Das bestehende Verbot von Schottergärten, also versiegelten Steinflächen statt Pflanzengärten, soll noch einmal präzisiert werden. Die Bauaufsicht könne bereits heute den Rückbau der Steinwüsten anordnen, warnte Scharrenbach. Gerade angesichts zunehmender Starkregen müssten Gartenflächen wasseraufnahmefähig bleiben. Die Steinwüsten erhitzten zudem die Umgebung und seien schlecht für die Artenvielfalt.

Keine Baugenehmigungen für kleine Wasserstoffanlagen

Kleinere Anlagen zur Herstellung von Wasserstoff sollen nicht dem Baurecht unterstellt werden, sondern „verfahrensfrei“ sein, wenn der Wasserstoff dem Eigenverbrauch dient.
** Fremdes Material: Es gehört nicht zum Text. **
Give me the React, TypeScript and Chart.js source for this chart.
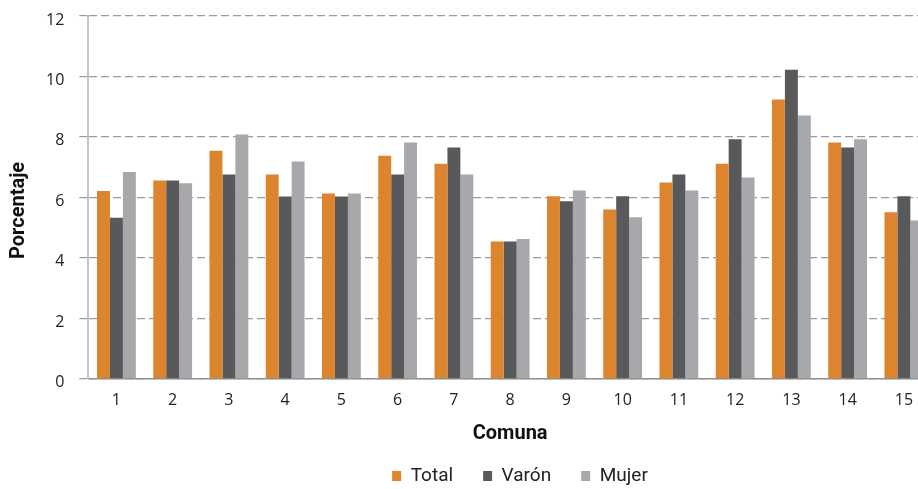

Dies gelte auch für Elektrolyseure und Gasspeicher bis 20 Kilogramm Volumen. Die Landesregierung stehe dazu in einem „engen Austausch“ mit dem Zentrum für Brennstofftechnik in Duisburg.

Bauanträge können per E-Mail eingereicht werden

Bisher müssen Bauherrn die Baugenehmigungen in schriftlicher Form und dreifacher Ausfertigung bei den Unteren Bauaufsichtsbehörden einreichen. Künftig reicht es, die Anträge per E-Mail zu stellen. Bei den Behörden, deren Digitalisierung so weit fortgeschritten ist, dass sie über ein virtuelles Bauamt verfügen, kann dieser Weg genutzt werden. „Wir versprechen uns davon eine Entlastung der Antragstellenden und der Behörden“, sagt Ministerin Scharrenbach. Das Land will auch das Umnutzen und Umbauen älterer Gebäude vereinfachen. „Wir müssen die Umbau-Kultur von bestehenden Gebäuden stärken“, sagt die Bauministerin. Dass dabei nicht immer die neuesten Standards eingehalten werden können, müsse man in Kauf nehmen.